▽

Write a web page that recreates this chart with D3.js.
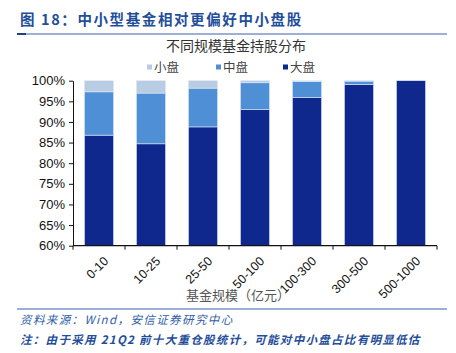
<!DOCTYPE html>
<html>
<head>
<meta charset="utf-8">
<script src="https://cdn.jsdelivr.net/npm/d3@7"></script>
<style>
  body { margin: 0; background: #fff; }
  text { font-family: "Liberation Sans", Arial, sans-serif; }
  .cjk { font-family: "Noto Sans CJK SC", sans-serif; }
</style>
</head>
<body>
<div id="chart"></div>
<script>
// data
var categories = ["0-10", "10-25", "25-50", "50-100", "100-300", "300-500", "500-1000"];
var big   = [86.8, 84.7, 88.8, 93.0, 95.9, 99.1, 100.0];
var mid   = [10.5, 12.3, 9.4, 6.5, 3.9, 0.8, 0.0];
var small = [2.7, 3.0, 1.8, 0.5, 0.2, 0.1, 0.0];
var yTicks = [60, 65, 70, 75, 80, 85, 90, 95, 100];
var seriesNames = ["小盘", "中盘", "大盘"];
var colors = {"小盘": "#b8cce4", "中盘": "#4f8fd5", "大盘": "#0e288e"};

var W = 456, H = 353;
var svg = d3.select("#chart").append("svg")
    .attr("width", W).attr("height", H);

var blue = "#1f4e9a";

// report header
svg.append("text")
    .attr("class", "cjk")
    .attr("x", 20).attr("y", 25)
    .attr("fill", blue)
    .attr("font-size", 14.5)
    .attr("font-weight", "bold")
    .attr("letter-spacing", 1.6)
    .text("图 18：中小型基金相对更偏好中小盘股");

svg.append("line")
    .attr("x1", 17).attr("x2", 447).attr("y1", 34).attr("y2", 34)
    .attr("stroke", "#3a62b0").attr("stroke-width", 1.2);
svg.append("line")
    .attr("x1", 17).attr("x2", 26).attr("y1", 34).attr("y2", 34)
    .attr("stroke", "#1f3f8a").attr("stroke-width", 2);

// chart title
svg.append("text")
    .attr("class", "cjk")
    .attr("x", 236).attr("y", 51)
    .attr("text-anchor", "middle")
    .attr("font-size", 14)
    .attr("fill", "#333")
    .text("不同规模基金持股分布");

// legend
var legendX = [147, 216, 283];
var legend = svg.append("g");
seriesNames.forEach(function(s, i){
    legend.append("rect")
        .attr("x", legendX[i]).attr("y", 64.5)
        .attr("width", 5).attr("height", 5)
        .attr("fill", colors[s]);
    legend.append("text")
        .attr("class", "cjk")
        .attr("x", legendX[i] + 7).attr("y", 71.5)
        .attr("font-size", 12.5)
        .attr("fill", "#444")
        .text(s);
});

// scales
var margin = {left: 73, right: 437, top: 80.7, bottom: 245.7};
var x = d3.scaleBand()
    .domain(categories)
    .range([margin.left, margin.right])
    .paddingInner(0.44).paddingOuter(0.22);
var y = d3.scaleLinear()
    .domain([60, 100])
    .range([margin.bottom, margin.top]);

// stacked bars
var rows = categories.map(function(c, i){
    return {cat: c, "大盘": big[i], "中盘": mid[i], "小盘": small[i]};
});
var stack = d3.stack().keys(["大盘", "中盘", "小盘"]);
var layers = stack(rows);

svg.append("g").selectAll("g")
    .data(layers)
    .enter().append("g")
    .attr("fill", function(d){ return colors[d.key]; })
    .selectAll("rect")
    .data(function(d){ return d; })
    .enter().append("rect")
    .attr("x", function(d){ return x(d.data.cat); })
    .attr("width", x.bandwidth())
    .attr("y", function(d){ return y(Math.min(d[1], 100)); })
    .attr("height", function(d){
        var lo = Math.max(d[0], 60);
        return Math.max(0, y(lo) - y(Math.min(d[1], 100)));
    })
    .attr("stroke", "#dfe8f5")
    .attr("stroke-width", 0.6);

// y axis
var yAxis = svg.append("g")
    .attr("transform", "translate(" + margin.left + ",0)")
    .call(d3.axisLeft(y).tickValues(yTicks).tickSize(4).tickSizeOuter(0)
        .tickFormat(function(d){ return d + "%"; }));
yAxis.selectAll("text").attr("font-size", 13).attr("fill", "#111").attr("x", -8);
yAxis.select(".domain").attr("stroke", "#111");
yAxis.selectAll("line").attr("stroke", "#111");

// x axis with ticks at category boundaries
var step = x.step();
var boundaries = d3.range(categories.length + 1).map(function(i){ return margin.left + i * step; });
var xg = svg.append("g").attr("transform", "translate(0," + margin.bottom + ")");
xg.append("line")
    .attr("x1", margin.left).attr("x2", margin.right)
    .attr("stroke", "#111").attr("stroke-width", 1.2);
xg.selectAll(".tk").data(boundaries).enter().append("line")
    .attr("x1", function(d){ return d; }).attr("x2", function(d){ return d; })
    .attr("y1", 0).attr("y2", 4)
    .attr("stroke", "#111");
xg.selectAll(".lbl").data(categories).enter().append("text")
    .attr("transform", function(d){
        return "translate(" + (x(d) + x.bandwidth() / 2 + 4) + ",10) rotate(-45)";
    })
    .attr("text-anchor", "end")
    .attr("dy", "0.7em")
    .attr("font-size", 12.5)
    .attr("fill", "#111")
    .text(function(d){ return d; });

// x axis title
svg.append("text")
    .attr("class", "cjk")
    .attr("x", 238).attr("y", 300)
    .attr("text-anchor", "middle")
    .attr("font-size", 13)
    .attr("fill", "#555")
    .text("基金规模（亿元）");

// footer
svg.append("line")
    .attr("x1", 17).attr("x2", 447).attr("y1", 309).attr("y2", 309)
    .attr("stroke", "#3a62b0").attr("stroke-width", 1.2);

svg.append("text")
    .attr("class", "cjk")
    .attr("x", 20).attr("y", 324)
    .attr("font-size", 11.5)
    .attr("font-style", "italic")
    .attr("letter-spacing", 1.4)
    .attr("fill", "#2f5ea8")
    .text("资料来源：Wind，安信证券研究中心");

svg.append("text")
    .attr("class", "cjk")
    .attr("x", 20).attr("y", 344)
    .attr("font-size", 11.5)
    .attr("font-style", "italic")
    .attr("font-weight", "bold")
    .attr("letter-spacing", 1.3)
    .attr("fill", "#1f4e9a")
    .text("注：由于采用 21Q2 前十大重仓股统计，可能对中小盘占比有明显低估");
</script>
</body>
</html>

△

Return the material exactly as given, apart from the pictures.

Write a web page that recreates this chart with D3.js.
<!DOCTYPE html>
<html>
<head>
<meta charset="utf-8">
<script src="https://cdn.jsdelivr.net/npm/d3@7"></script>
<style>
  body { margin: 0; background: #fff; }
  text { font-family: "Liberation Sans", Arial, sans-serif; }
  .cjk { font-family: "Noto Sans CJK SC", sans-serif; }
</style>
</head>
<body>
<div id="chart"></div>
<script>
// data
var categories = ["0-10", "10-25", "25-50", "50-100", "100-300", "300-500", "500-1000"];
var big   = [86.8, 84.7, 88.8, 93.0, 95.9, 99.1, 100.0];
var mid   = [10.5, 12.3, 9.4, 6.5, 3.9, 0.8, 0.0];
var small = [2.7, 3.0, 1.8, 0.5, 0.2, 0.1, 0.0];
var yTicks = [60, 65, 70, 75, 80, 85, 90, 95, 100];
var seriesNames = ["小盘", "中盘", "大盘"];
var colors = {"小盘": "#b8cce4", "中盘": "#4f8fd5", "大盘": "#0e288e"};

var W = 456, H = 353;
var svg = d3.select("#chart").append("svg")
    .attr("width", W).attr("height", H);

var blue = "#1f4e9a";

// report header
svg.append("text")
    .attr("class", "cjk")
    .attr("x", 20).attr("y", 25)
    .attr("fill", blue)
    .attr("font-size", 14.5)
    .attr("font-weight", "bold")
    .attr("letter-spacing", 1.6)
    .text("图 18：中小型基金相对更偏好中小盘股");

svg.append("line")
    .attr("x1", 17).attr("x2", 447).attr("y1", 34).attr("y2", 34)
    .attr("stroke", "#3a62b0").attr("stroke-width", 1.2);
svg.append("line")
    .attr("x1", 17).attr("x2", 26).attr("y1", 34).attr("y2", 34)
    .attr("stroke", "#1f3f8a").attr("stroke-width", 2);

// chart title
svg.append("text")
    .attr("class", "cjk")
    .attr("x", 236).attr("y", 51)
    .attr("text-anchor", "middle")
    .attr("font-size", 14)
    .attr("fill", "#333")
    .text("不同规模基金持股分布");

// legend
var legendX = [147, 216, 283];
var legend = svg.append("g");
seriesNames.forEach(function(s, i){
    legend.append("rect")
        .attr("x", legendX[i]).attr("y", 64.5)
        .attr("width", 5).attr("height", 5)
        .attr("fill", colors[s]);
    legend.append("text")
        .attr("class", "cjk")
        .attr("x", legendX[i] + 7).attr("y", 71.5)
        .attr("font-size", 12.5)
        .attr("fill", "#444")
        .text(s);
});

// scales
var margin = {left: 73, right: 437, top: 80.7, bottom: 245.7};
var x = d3.scaleBand()
    .domain(categories)
    .range([margin.left, margin.right])
    .paddingInner(0.44).paddingOuter(0.22);
var y = d3.scaleLinear()
    .domain([60, 100])
    .range([margin.bottom, margin.top]);

// stacked bars
var rows = categories.map(function(c, i){
    return {cat: c, "大盘": big[i], "中盘": mid[i], "小盘": small[i]};
});
var stack = d3.stack().keys(["大盘", "中盘", "小盘"]);
var layers = stack(rows);

svg.append("g").selectAll("g")
    .data(layers)
    .enter().append("g")
    .attr("fill", function(d){ return colors[d.key]; })
    .selectAll("rect")
    .data(function(d){ return d; })
    .enter().append("rect")
    .attr("x", function(d){ return x(d.data.cat); })
    .attr("width", x.bandwidth())
    .attr("y", function(d){ return y(Math.min(d[1], 100)); })
    .attr("height", function(d){
        var lo = Math.max(d[0], 60);
        return Math.max(0, y(lo) - y(Math.min(d[1], 100)));
    })
    .attr("stroke", "#dfe8f5")
    .attr("stroke-width", 0.6);

// y axis
var yAxis = svg.append("g")
    .attr("transform", "translate(" + margin.left + ",0)")
    .call(d3.axisLeft(y).tickValues(yTicks).tickSize(4).tickSizeOuter(0)
        .tickFormat(function(d){ return d + "%"; }));
yAxis.selectAll("text").attr("font-size", 13).attr("fill", "#111").attr("x", -8);
yAxis.select(".domain").attr("stroke", "#111");
yAxis.selectAll("line").attr("stroke", "#111");

// x axis with ticks at category boundaries
var step = x.step();
var boundaries = d3.range(categories.length + 1).map(function(i){ return margin.left + i * step; });
var xg = svg.append("g").attr("transform", "translate(0," + margin.bottom + ")");
xg.append("line")
    .attr("x1", margin.left).attr("x2", margin.right)
    .attr("stroke", "#111").attr("stroke-width", 1.2);
xg.selectAll(".tk").data(boundaries).enter().append("line")
    .attr("x1", function(d){ return d; }).attr("x2", function(d){ return d; })
    .attr("y1", 0).attr("y2", 4)
    .attr("stroke", "#111");
xg.selectAll(".lbl").data(categories).enter().append("text")
    .attr("transform", function(d){
        return "translate(" + (x(d) + x.bandwidth() / 2 + 4) + ",10) rotate(-45)";
    })
    .attr("text-anchor", "end")
    .attr("dy", "0.7em")
    .attr("font-size", 12.5)
    .attr("fill", "#111")
    .text(function(d){ return d; });

// x axis title
svg.append("text")
    .attr("class", "cjk")
    .attr("x", 238).attr("y", 300)
    .attr("text-anchor", "middle")
    .attr("font-size", 13)
    .attr("fill", "#555")
    .text("基金规模（亿元）");

// footer
svg.append("line")
    .attr("x1", 17).attr("x2", 447).attr("y1", 309).attr("y2", 309)
    .attr("stroke", "#3a62b0").attr("stroke-width", 1.2);

svg.append("text")
    .attr("class", "cjk")
    .attr("x", 20).attr("y", 324)
    .attr("font-size", 11.5)
    .attr("font-style", "italic")
    .attr("letter-spacing", 1.4)
    .attr("fill", "#2f5ea8")
    .text("资料来源：Wind，安信证券研究中心");

svg.append("text")
    .attr("class", "cjk")
    .attr("x", 20).attr("y", 344)
    .attr("font-size", 11.5)
    .attr("font-style", "italic")
    .attr("font-weight", "bold")
    .attr("letter-spacing", 1.3)
    .attr("fill", "#1f4e9a")
    .text("注：由于采用 21Q2 前十大重仓股统计，可能对中小盘占比有明显低估");
</script>
</body>
</html>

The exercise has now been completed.